From Moonlighting to Full-Time Writing: Six Tips to a Successful Transition

Iyna Bort Caruso

You’re piling up the bylines and thinking about making the leap to full time.  Do you have a transition strategy?

Here’s the thing. Going from part time to full time isn’t about doing more of the same. It’s about putting systems in place and developing a game plan for growth. It’s about sharpening your business skills as much as your writing skills. And that takes time. Adelaide Lancaster, co-author of “The Big Enough Company: Creating a Business that Works for You ,” says wade in slowly. Don’t plunge. “Treat the start-up process as a research project.”

That was my plan. After working on staff at a large media company and freelancing on the side for years, I’d reached my “If not now, when?” moment. My transition from corporate life to entrepreneurship was six months in the making.

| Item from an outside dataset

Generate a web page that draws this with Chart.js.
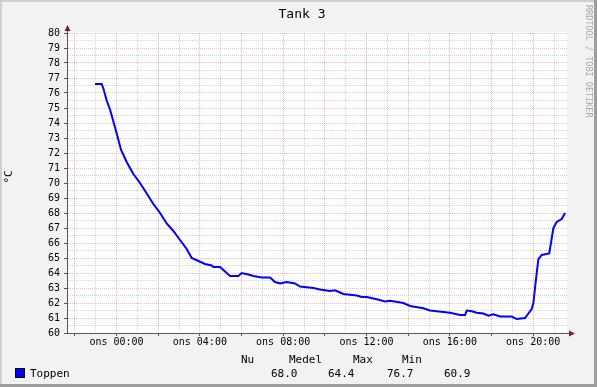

Thinking about making a move?  Here are six tips from the trenches:

  1. Have a clear understanding of your expenses and how much you need to support yourself.  Freelancers hit dry spells, so build a cash cushion equal to at least six months worth of expenses, suggests Avani Ramnani, a certified financial planner with Francis Financial.  Set up a separate bank account and credit card for business use.
  2. Review your current freelance accounts to see if it’s time for a rate increase. Be your own best advocate. The outlets you work for as a part-timer may not be ones that serve you best as a full-timer. Consider ditching low-paying clients that are tying up your time and preventing you from seeking out higher paying markets.
  3. Invest in yourself. Don’t be afraid to spend money on technology, conferences, associations or a great website. Writers who don’t invest in the tools they need to stay current or in marketing materials that present a professional image tell prospects they don’t take themselves seriously.
  4. Figure out what you want your business to be known for. Do you have a specialization? Are you good at quick turnarounds? Do you have multi-media skills? “Find the thing that makes you different. That’s where value lives,” says Melea Seward, an in-demand teacher and speaker on creativity and digital media strategy.
  5. Do a dress rehearsal.  Spend a vacation working as though you’re already on the job full time. Determine your most productive time to write, and where.
  6. Develop a support system. As soon as I had the credentials, I applied to ASJA. Join a local freelance writers group, subscribe to a forum like FreelanceSuccess or find a goal buddy to keep yourself accountable. No sense in learning everything the hard way.

After months of preparation, I timed my resignation with an out-of-town magazine assignment. The last thing I wanted was to spend my first day of self-employment at my desk second-guessing my decision. Instead I was on a plane to Miami. That was seven years ago. I’ve been flying solo ever since.